Data Centers Power Future Technologies

The case for data centers in banking is a strong one. But it also means training in the technological aspects of modern banking needs to be an even stronger focus in the financial sector going forward. Traders, accountants and bankers already have to wear a variety of hats to do their jobs competently while remaining in compliance, from auditing and fraud prevention to tax preparation and payroll management.

Banking institutions need to invest in data center talent that sees the larger picture — not just for today, but also for the future. Because situating data centers and choosing colocation partners strategically is just the beginning.

Blockchain is an emerging technology that represents the future of "trustless" exchanges of information and value. It requires networks of data centers functioning as "nodes" in the shared ledger. But major institutions already see the lack of talent cultivation in this area as a potential pain point that may impede its rollout.

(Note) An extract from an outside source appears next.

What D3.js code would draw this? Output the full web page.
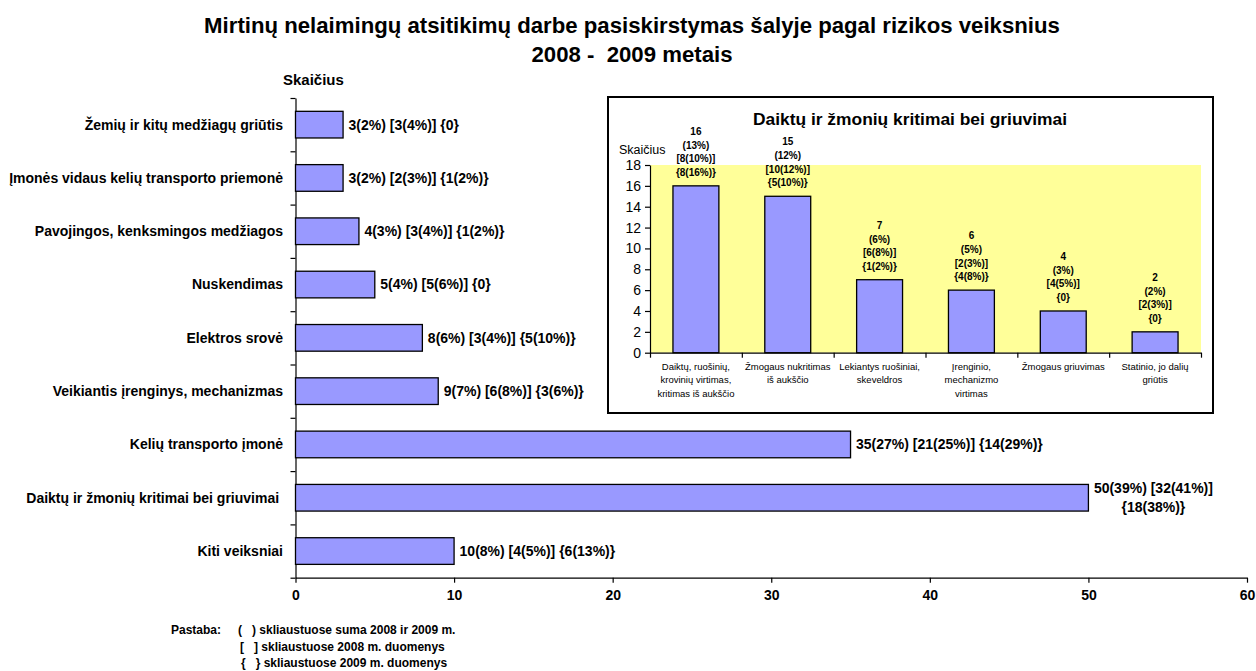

Artificial intelligence is another major technological opportunity, and concern, for the banking sector. Rudimentary AI already performs some of that high-frequency trading we discussed earlier. But in the future, AI will be even more important as a means to personalize banking products and identify sources of risk faster than humans can alone. But AI needs vast stores of data to act upon, or else it can't reach meaningful conclusions. And data needs a home.

Some of the biggest names in banking today have been around since stagecoaches. But the need for real-time data-gathering tools and strategically placed data centers means the whole field is changing and modernizing before our eyes.

Committing to "investing in technology" isn't the whole story — banks today also need to make sure their culture and hiring practices are built from the ground up to emphasize ongoing learning and skill development.

In other words, they need people who understand the technologies that keep our money and our economy working for us.